== Task instructions ==
Return the lines that follow, exactly as they appear, from the first through the one containing "6.5e-4, 2.1e-3, 1.5e-3];"; no pictures are to be included.
====================
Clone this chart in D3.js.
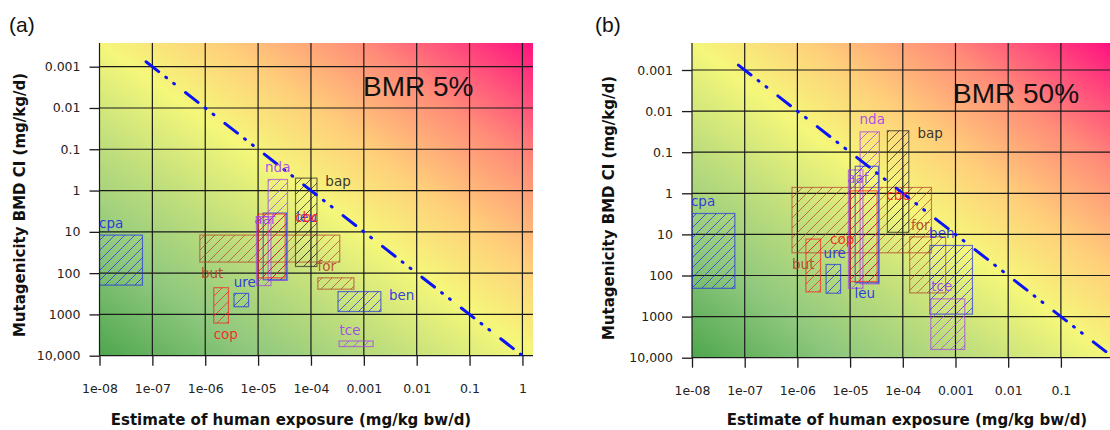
<!DOCTYPE html>
<meta charset="utf-8">
<style>
body { margin: 0; background: #fff; }
.tick text { font: 12.5px "DejaVu Sans", sans-serif; fill: #222; }
.tick line { stroke: #1a1a1a; stroke-width: 1.3; }
.grid line { stroke: #1a1a1a; stroke-width: 1.2; }
.titles { font: bold 15px "DejaVu Sans", sans-serif; fill: #111; }
.lab { font: 13.5px "DejaVu Sans", sans-serif; }
</style>
<body>
<script src="https://cdnjs.cloudflare.com/ajax/libs/d3/7.8.5/d3.min.js"></script>
<script>

// compounds and their exposure range (mg/kg bw/d), same in both panels
var compounds = ["cpa", "but", "ure", "cop", "aaf", "nda", "leu", "cbc", "bap", "for", "ben", "tce"];
var expLo = [1.0e-8, 7.9e-7, 3.5e-6, 1.45e-6, 9.3e-6, 1.55e-5, 1.25e-5, 1.0e-5, 5.1e-5, 1.35e-4, 3.25e-4, 3.4e-4];
var expHi = [6.5e-8, 3.5e-4, 6.6e-6, 2.75e-6, 1.75e-5, 3.6e-5, 3.45e-5, 3.25e-5, 1.3e-4, 6.5e-4, 2.1e-3, 1.5e-3];

// BMD confidence interval, BMR 5%
var bmd5Lo = [12, 12, 310, 225, 4.3, 0.54, 3.5, 3.7, 0.5, 130, 280, 4400];
var bmd5Hi = [195, 54, 650, 1620, 200, 150, 145, 130, 69, 245, 850, 6000];
// BMD confidence interval, BMR 50%
var bmd50Lo = [3.1, 0.72, 54, 13, 0.27, 0.032, 0.22, 0.87, 0.03, 11.5, 18.6, 370];
var bmd50Hi = [205, 28, 270, 250, 205, 160, 150, 140, 8.9, 265, 870, 6300];

// label anchors (exposure, BMD) for each panel
var lab5X = [1.66e-8, 1.35e-6, 5.6e-6, 2.45e-6, 1.35e-5, 2.35e-5, 8.3e-5, 8.3e-5, 3.25e-4, 2.0e-4, 5.2e-3, 5.5e-4];
var lab5Y = [6.2, 100, 162, 2950, 4.9, 0.27, 4.4, 4.4, 0.59, 68, 340, 2400];
var lab50X = [1.62e-8, 1.29e-6, 5.1e-6, 7.1e-6, 1.41e-5, 2.63e-5, 1.9e-5, 8.1e-5, 3.3e-4, 2.14e-4, 5.5e-4, 5.5e-4];
var lab50Y = [1.55, 52, 29, 13, 0.43, 0.0155, 270, 1.1, 0.034, 5.9, 9.3, 182];

// reference line: BMD = 10^4 x exposure
var lineExp = [7.6e-8, 1];
var moe = 1e4;

var xTicks = [1e-8, 1e-7, 1e-6, 1e-5, 1e-4, 1e-3, 1e-2, 1e-1, 1];
var xTickLabels = ["1e-08", "1e-07", "1e-06", "1e-05", "1e-04", "0.001", "0.01", "0.1", "1"];
var yTicks = [1e-3, 1e-2, 1e-1, 1, 10, 100, 1000, 10000];
var yTickLabels = ["0.001", "0.01", "0.1", "1", "10", "100", "1000", "10,000"];

var colorOf = d3.scaleOrdinal()
    .domain(compounds)
    .range(["#1a2be6", "#b0402a", "#1a2be6", "#ff1a1a", "#a23cf0", "#a23cf0",
            "#1a2be6", "#ff1a1a", "#222222", "#b0402a", "#1a2be6", "#a23cf0"]);

var svg = d3.select("body").append("svg")
    .attr("width", 1110)
    .attr("height", 430);

var defs = svg.append("defs");

var grad = defs.append("linearGradient")
    .attr("id", "bg")
    .attr("x1", 0).attr("y1", 1).attr("x2", 1).attr("y2", 0);
[[0, "#4ea64e"], [0.18, "#8fc87e"], [0.34, "#bfde7c"], [0.5, "#f5f77a"],
 [0.64, "#ffcf7a"], [0.8, "#ff8c78"], [1, "#ff127f"]].forEach(function(s) {
  grad.append("stop").attr("offset", s[0]).attr("stop-color", s[1]);
});

// one hatch pattern per colour
var hatchColors = Array.from(new Set(colorOf.range()));
hatchColors.forEach(function(c) {
  var p = defs.append("pattern")
      .attr("id", "hatch" + c.slice(1))
      .attr("patternUnits", "userSpaceOnUse")
      .attr("width", 10).attr("height", 10);
  p.append("path")
      .attr("d", "M-1,1 l2,-2 M0,10 l10,-10 M9,11 l2,-2")
      .attr("stroke", c)
      .attr("stroke-opacity", 0.7)
      .attr("stroke-width", 1);
});

function panel(cfg) {
  var x = d3.scaleLog().domain(cfg.xDomain).range([cfg.left, cfg.right]);
  var y = d3.scaleLog().domain(cfg.yDomain).range([cfg.top, cfg.bottom]);
  var g = svg.append("g");

  g.append("rect")
      .attr("x", cfg.left).attr("y", cfg.top)
      .attr("width", cfg.right - cfg.left)
      .attr("height", cfg.bottom - cfg.top)
      .attr("fill", "url(#bg)");

  var clipId = "clip" + cfg.name;
  defs.append("clipPath").attr("id", clipId)
    .append("rect")
      .attr("x", cfg.left).attr("y", cfg.top)
      .attr("width", cfg.right - cfg.left)
      .attr("height", cfg.bottom - cfg.top);

  // gridlines
  var xt = xTicks.filter(function(d) { return x(d) <= cfg.right + 0.5; });
  g.append("g").attr("class", "grid")
    .selectAll("line").data(xt).enter().append("line")
      .attr("x1", x).attr("x2", x)
      .attr("y1", cfg.top).attr("y2", cfg.bottom);
  g.append("g").attr("class", "grid")
    .selectAll("line").data(yTicks).enter().append("line")
      .attr("y1", y).attr("y2", y)
      .attr("x1", cfg.left).attr("x2", cfg.right);

  // axes
  g.append("g")
      .attr("transform", "translate(0," + cfg.bottom + ")")
      .call(d3.axisBottom(x).tickValues(xt)
          .tickFormat(function(d, i) { return xTickLabels[i]; })
          .tickSize(10).tickPadding(18))
      .call(function(a) { a.select(".domain").remove(); });

  g.append("g")
      .attr("transform", "translate(" + cfg.left + ",0)")
      .call(d3.axisLeft(y).tickValues(yTicks)
          .tickFormat(function(d, i) { return yTickLabels[i]; })
          .tickSize(10).tickPadding(9))
      .call(function(a) { a.select(".domain").remove(); });

  var plot = g.append("g").attr("clip-path", "url(#" + clipId + ")");

  var idx = d3.range(compounds.length);
  plot.selectAll(".box")
      .data(idx)
    .enter().append("rect")
      .attr("class", "box")
      .attr("x", function(i) { return x(expLo[i]); })
      .attr("width", function(i) { return x(expHi[i]) - x(expLo[i]); })
      .attr("y", function(i) { return y(cfg.lo[i]); })
      .attr("height", function(i) { return y(cfg.hi[i]) - y(cfg.lo[i]); })
      .attr("fill", function(i) { return "url(#hatch" + colorOf(compounds[i]).slice(1) + ")"; })
      .attr("stroke", function(i) { return colorOf(compounds[i]); })
      .attr("stroke-opacity", 0.65)
      .attr("stroke-width", 1.2);

  // margin-of-exposure line
  var line = d3.line()
      .x(function(d) { return x(d); })
      .y(function(d) { return y(d * moe); });
  plot.append("path")
      .datum(lineExp)
      .attr("d", line)
      .attr("fill", "none")
      .attr("stroke", "#0a14f5")
      .attr("stroke-width", 3)
      .attr("stroke-dasharray", "16,9,1,9,1,14")
      .attr("stroke-linecap", "round");

  plot.selectAll(".lab")
      .data(idx)
    .enter().append("text")
      .attr("class", "lab")
      .attr("x", function(i) { return x(cfg.labX[i]); })
      .attr("y", function(i) { return y(cfg.labY[i]); })
      .attr("dy", "0.35em")
      .attr("text-anchor", "middle")
      .attr("fill", function(i) { return colorOf(compounds[i]); })
      .attr("fill-opacity", 0.9)
      .text(function(i) { return compounds[i]; });

  g.append("text")
      .attr("x", cfg.bmrX).attr("y", 96 + cfg.bmrDy)
      .attr("font-family", "Liberation Sans, Arial, sans-serif")
      .attr("font-size", 28)
      .attr("fill", "#111")
      .text(cfg.bmr);

  g.append("text")
      .attr("x", cfg.tagX).attr("y", 32)
      .attr("font-family", "Liberation Sans, Arial, sans-serif")
      .attr("font-size", 21)
      .attr("fill", "#111")
      .text(cfg.tag);

  g.append("text")
      .attr("class", "titles")
      .attr("x", cfg.xTitleX).attr("y", 425)
      .attr("text-anchor", "middle")
      .text("Estimate of human exposure (mg/kg bw/d)");

  g.append("text")
      .attr("class", "titles")
      .attr("transform", "translate(" + cfg.yTitleX + "," + cfg.yTitleY + ") rotate(-90)")
      .attr("text-anchor", "middle")
      .attr("dy", "0.35em")
      .text("Mutagenicity BMD CI (mg/kg/d)");
}

panel({
  name: "a", tag: "(a)", tagX: 9, bmr: "BMR 5%", bmrX: 363, bmrDy: 0,
  left: 99.5, right: 533, top: 43, bottom: 355.7,
  xDomain: [1e-8, Math.pow(10, 0.2)], yDomain: [Math.pow(10, -3.574), 1e4],
  lo: bmd5Lo, hi: bmd5Hi, labX: lab5X, labY: lab5Y,
  xTitleX: 291, yTitleX: 20, yTitleY: 205
});

panel({
  name: "b", tag: "(b)", tagX: 595, bmr: "BMR 50%", bmrX: 953, bmrDy: 7,
  left: 692, right: 1110, top: 43, bottom: 357.7,
  xDomain: [1e-8, Math.pow(10, -0.068)], yDomain: [Math.pow(10, -3.657), 1e4],
  lo: bmd50Lo, hi: bmd50Hi, labX: lab50X, labY: lab50Y,
  xTitleX: 907, yTitleX: 609, yTitleY: 208
});
</script>
</body>
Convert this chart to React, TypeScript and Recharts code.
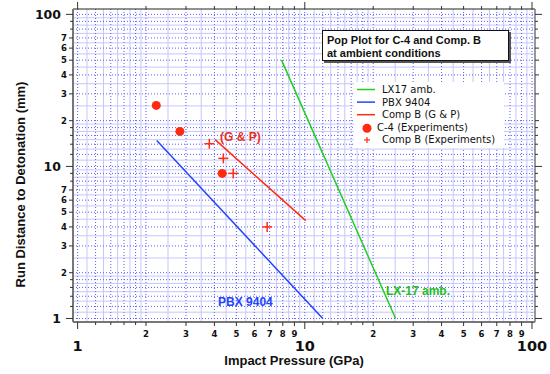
import React from "react"
import { ScatterChart, Scatter, XAxis, YAxis, ReferenceLine, ReferenceDot } from "recharts"

// curves (log-log)
const lx17Amb = [
  { x: 7.9, y: 50 },
  { x: 25.1, y: 1 },
]
const pbx9404 = [
  { x: 2.23, y: 14.8 },
  { x: 12.0, y: 1 },
]
const compBGP = [
  { x: 4.03, y: 15.0 },
  { x: 10.1, y: 4.4 },
]
const c4Experiments = [
  { x: 2.22, y: 25.2 },
  { x: 2.82, y: 17.0 },
  { x: 4.33, y: 9.0 },
]
const compBExperiments = [
  { x: 3.8, y: 14.1 },
  { x: 4.38, y: 11.3 },
  { x: 4.84, y: 9.0 },
  { x: 6.83, y: 4.0 },
]

const annotations = [
  { x: 5.21, y: 15.7, text: "(G & P)", color: "#e8301c" },
  { x: 5.48, y: 1.29, text: "PBX 9404", color: "#2244ff" },
  { x: 31.5, y: 1.52, text: "LX-17 amb.", color: "#20c020" },
]

const legendItems = [
  { name: "LX17 amb.", color: "#22cc22", kind: "line" },
  { name: "PBX 9404", color: "#2244ff", kind: "line" },
  { name: "Comp B (G & P)", color: "#ff2a10", kind: "line" },
  { name: "C-4 (Experiments)", color: "#ff2a10", kind: "dot" },
  { name: "Comp B (Experiments)", color: "#ff2a10", kind: "cross" },
]

const majorTicks = [1, 10, 100]
const xTicks = [1, 1.2, 1.4, 1.6, 1.8, 2, 3, 4, 5, 6, 7, 8, 9, 10, 12, 14, 16, 18, 20, 30, 40, 50, 60, 70, 80, 90, 100]
const yTicks = xTicks
const xLabels = [2, 3, 4, 5, 6, 7, 8, 9, 20, 30, 40, 50, 60, 70, 80, 90]
const yLabels = [2, 3, 4, 5, 6, 7, 20, 30, 40, 50, 60, 70]

const xDomain = [0.9545, 103.1]
const yDomain = [0.948, 108.5]

// pale grid lines halfway between the dotted ones (style only)
const halfSteps = [1.1, 1.3, 1.5, 1.7, 1.9, 2.5, 3.5, 4.5, 5.5, 6.5, 7.5, 8.5, 9.5]
const lightX = [1, 10].flatMap((d) => halfSteps.map((s) => +(s * d).toFixed(3)))
const lightY = [1, 10, 100].flatMap((d) => halfSteps.map((s) => +(s * d).toFixed(3))).filter((v) => v < 108)

const RED = "#ff2a10"
const TICK = "#333"
const font = "'DejaVu Sans', sans-serif"

function renderTick(side: string, labeled: number[], p: any) {
  const { x, y, payload } = p
  const v = payload.value
  const major = majorTicks.includes(v)
  const len = major ? 7 : labeled.includes(v) ? 4 : 3
  if (side === "bottom") {
    return (
      <g>
        <line x1={x} y1={y} x2={x} y2={y + len} stroke={TICK} />
        {labeled.includes(v) && (
          <text x={x} y={y + 14.5} textAnchor="middle" fontSize={8.5} fontWeight="bold" fontFamily={font} fill="#111">
            {v >= 10 ? v / 10 : v}
          </text>
        )}
        {major && (
          <text x={x} y={y + 29} textAnchor="middle" fontSize={14.5} fontWeight="bold" fontFamily={font} fill="#111">
            {v}
          </text>
        )}
      </g>
    )
  }
  if (side === "top") {
    return <line x1={x} y1={y} x2={x} y2={y - len} stroke={TICK} />
  }
  if (side === "right") {
    return <line x1={x} y1={y} x2={x + len} y2={y} stroke={TICK} />
  }
  return (
    <g>
      <line x1={x} y1={y} x2={x - len} y2={y} stroke={TICK} />
      {labeled.includes(v) && (
        <text x={x - 6} y={y + 3} textAnchor="end" fontSize={8.5} fontWeight="bold" fontFamily={font} fill="#111">
          {v >= 10 ? v / 10 : v}
        </text>
      )}
      {major && (
        <text x={x - 12} y={y + 4.5} textAnchor="end" fontSize={12.5} fontWeight="bold" fontFamily={font} fill="#111">
          {v}
        </text>
      )}
    </g>
  )
}

const CircleShape = (p: any) => <circle cx={p.cx} cy={p.cy} r={4.5} fill={RED} />
const CrossShape = (p: any) => (
  <g stroke={RED} strokeWidth={1.5}>
    <line x1={p.cx - 5} y1={p.cy} x2={p.cx + 5} y2={p.cy} />
    <line x1={p.cx} y1={p.cy - 5} x2={p.cx} y2={p.cy + 5} />
  </g>
)
const NoShape = () => <g />

function LegendBox() {
  return (
    <div style={{ position: "absolute", left: 354, top: 82, width: 150, height: 66, background: "#fff" }}>
      <svg width={150} height={66} style={{ display: "block" }}>
        {legendItems.map((it, i) => {
          const cy = 7.5 + i * 12.6
          return (
            <g key={it.name}>
              {it.kind === "line" && <line x1={3} x2={21} y1={cy} y2={cy} stroke={it.color} strokeWidth={1.5} />}
              {it.kind === "dot" && <circle cx={13} cy={cy + 1} r={4.5} fill={it.color} />}
              {it.kind === "cross" && (
                <g stroke={it.color} strokeWidth={1.2}>
                  <line x1={10} x2={16} y1={cy} y2={cy} />
                  <line x1={13} x2={13} y1={cy - 3} y2={cy + 3} />
                </g>
              )}
              <text x={it.kind === "dot" ? 23 : 28} y={cy + 3.5} fontSize={10} fontFamily={font} fill="#111">
                {it.name}
              </text>
            </g>
          )
        })}
      </svg>
    </div>
  )
}

export default function App() {
  return (
    <div style={{ position: "absolute", left: 0, top: 0, width: 550, height: 374, background: "#fff" }}>
      <ScatterChart width={550} height={374} margin={{ top: 8, right: 14, bottom: 0, left: 0 }}>
        <XAxis
          xAxisId={0}
          type="number"
          dataKey="x"
          scale="log"
          domain={xDomain}
          allowDataOverflow
          ticks={xTicks}
          interval={0}
          tickLine={false}
          tickSize={0}
          tickMargin={0}
          height={52}
          axisLine={{ stroke: "#777", strokeWidth: 2 }}
          tick={(p: any) => renderTick("bottom", xLabels, p)}
        />
        <XAxis
          xAxisId="top"
          orientation="top"
          type="number"
          dataKey="x"
          scale="log"
          domain={xDomain}
          allowDataOverflow
          ticks={[1, 2, 3, 4, 5, 6, 7, 8, 9, 10, 20, 30, 40, 50, 60, 70, 80, 90, 100]}
          interval={0}
          tickLine={false}
          tickSize={0}
          tickMargin={0}
          height={1}
          axisLine={{ stroke: "#222", strokeWidth: 1 }}
          tick={(p: any) => renderTick("top", [], p)}
        />
        <YAxis
          yAxisId={0}
          type="number"
          dataKey="y"
          scale="log"
          domain={yDomain}
          allowDataOverflow
          ticks={yTicks}
          interval={0}
          tickLine={false}
          tickSize={0}
          tickMargin={0}
          width={73}
          axisLine={{ stroke: "#777", strokeWidth: 2 }}
          tick={(p: any) => renderTick("left", yLabels, p)}
        />
        <YAxis
          yAxisId="right"
          orientation="right"
          type="number"
          dataKey="y"
          scale="log"
          domain={yDomain}
          allowDataOverflow
          ticks={yTicks}
          interval={0}
          tickLine={false}
          tickSize={0}
          tickMargin={0}
          width={1}
          axisLine={{ stroke: "#777", strokeWidth: 1.5 }}
          tick={(p: any) => renderTick("right", yLabels, p)}
        />

        {lightX.map((v) => (
          <ReferenceLine key={"lx" + v} x={v} stroke="#c6c6fb" strokeWidth={1} />
        ))}
        {lightY.map((v) => (
          <ReferenceLine key={"ly" + v} y={v} stroke="#c6c6fb" strokeWidth={1} />
        ))}
        {xTicks.map((v) => (
          <ReferenceLine key={"dx" + v} x={v} stroke="#5c5cff" strokeDasharray="1 2" strokeWidth={1} />
        ))}
        {yTicks.map((v) => (
          <ReferenceLine key={"dy" + v} y={v} stroke="#5c5cff" strokeDasharray="1 2" strokeWidth={1} />
        ))}

        <Scatter name="LX17 amb." data={lx17Amb} line={{ stroke: "#22cc22", strokeWidth: 1.5 }} shape={NoShape} isAnimationActive={false} />
        <Scatter name="PBX 9404" data={pbx9404} line={{ stroke: "#2244ff", strokeWidth: 1.5 }} shape={NoShape} isAnimationActive={false} />
        <Scatter name="Comp B (G & P)" data={compBGP} line={{ stroke: RED, strokeWidth: 1.5 }} shape={NoShape} isAnimationActive={false} />
        <Scatter name="C-4 (Experiments)" data={c4Experiments} shape={CircleShape} isAnimationActive={false} />
        <Scatter name="Comp B (Experiments)" data={compBExperiments} shape={CrossShape} isAnimationActive={false} />

        {annotations.map((a) => (
          <ReferenceDot
            key={a.text}
            x={a.x}
            y={a.y}
            r={0}
            fill="none"
            stroke="none"
            label={{ value: a.text, position: "center", fill: a.color, fontSize: 12, fontWeight: "bold", fontFamily: "'Liberation Sans', Arial, sans-serif" }}
          />
        ))}
      </ScatterChart>

      <div
        style={{
          position: "absolute",
          left: 322,
          top: 30,
          width: 187,
          height: 31,
          background: "#fff",
          border: "1.5px solid #111",
          boxShadow: "2px 2px 0 #555",
          fontFamily: "'Liberation Sans', Arial, sans-serif",
          fontWeight: "bold",
          fontSize: 11,
          lineHeight: "13px",
          padding: "3px 0 0 4px",
          boxSizing: "border-box",
          color: "#111",
        }}
      >
        <div>Pop Plot for C-4 and Comp. B</div>
        <div>at ambient conditions</div>
      </div>

      <LegendBox />

      <div
        style={{
          position: "absolute",
          left: 194,
          top: 353,
          width: 200,
          textAlign: "center",
          fontFamily: "'Liberation Sans', Arial, sans-serif",
          fontWeight: "bold",
          fontSize: 13,
          color: "#111",
        }}
      >
        Impact Pressure (GPa)
      </div>
      <div
        style={{
          position: "absolute",
          left: 20 - 120,
          top: 186 - 9,
          width: 240,
          textAlign: "center",
          transform: "rotate(-90deg)",
          fontFamily: "'Liberation Sans', Arial, sans-serif",
          fontWeight: "bold",
          fontSize: 13,
          color: "#111",
        }}
      >
        Run Distance to Detonation (mm)
      </div>
    </div>
  )
}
====================
== Expected output ==
Clone this chart in D3.js.
<!DOCTYPE html>
<meta charset="utf-8">
<style>
body { margin: 0; background: #fff; }
.tick text { font: 12.5px "DejaVu Sans", sans-serif; fill: #222; }
.tick line { stroke: #1a1a1a; stroke-width: 1.3; }
.grid line { stroke: #1a1a1a; stroke-width: 1.2; }
.titles { font: bold 15px "DejaVu Sans", sans-serif; fill: #111; }
.lab { font: 13.5px "DejaVu Sans", sans-serif; }
</style>
<body>
<script src="https://cdnjs.cloudflare.com/ajax/libs/d3/7.8.5/d3.min.js"></script>
<script>

// compounds and their exposure range (mg/kg bw/d), same in both panels
var compounds = ["cpa", "but", "ure", "cop", "aaf", "nda", "leu", "cbc", "bap", "for", "ben", "tce"];
var expLo = [1.0e-8, 7.9e-7, 3.5e-6, 1.45e-6, 9.3e-6, 1.55e-5, 1.25e-5, 1.0e-5, 5.1e-5, 1.35e-4, 3.25e-4, 3.4e-4];
var expHi = [6.5e-8, 3.5e-4, 6.6e-6, 2.75e-6, 1.75e-5, 3.6e-5, 3.45e-5, 3.25e-5, 1.3e-4, 6.5e-4, 2.1e-3, 1.5e-3];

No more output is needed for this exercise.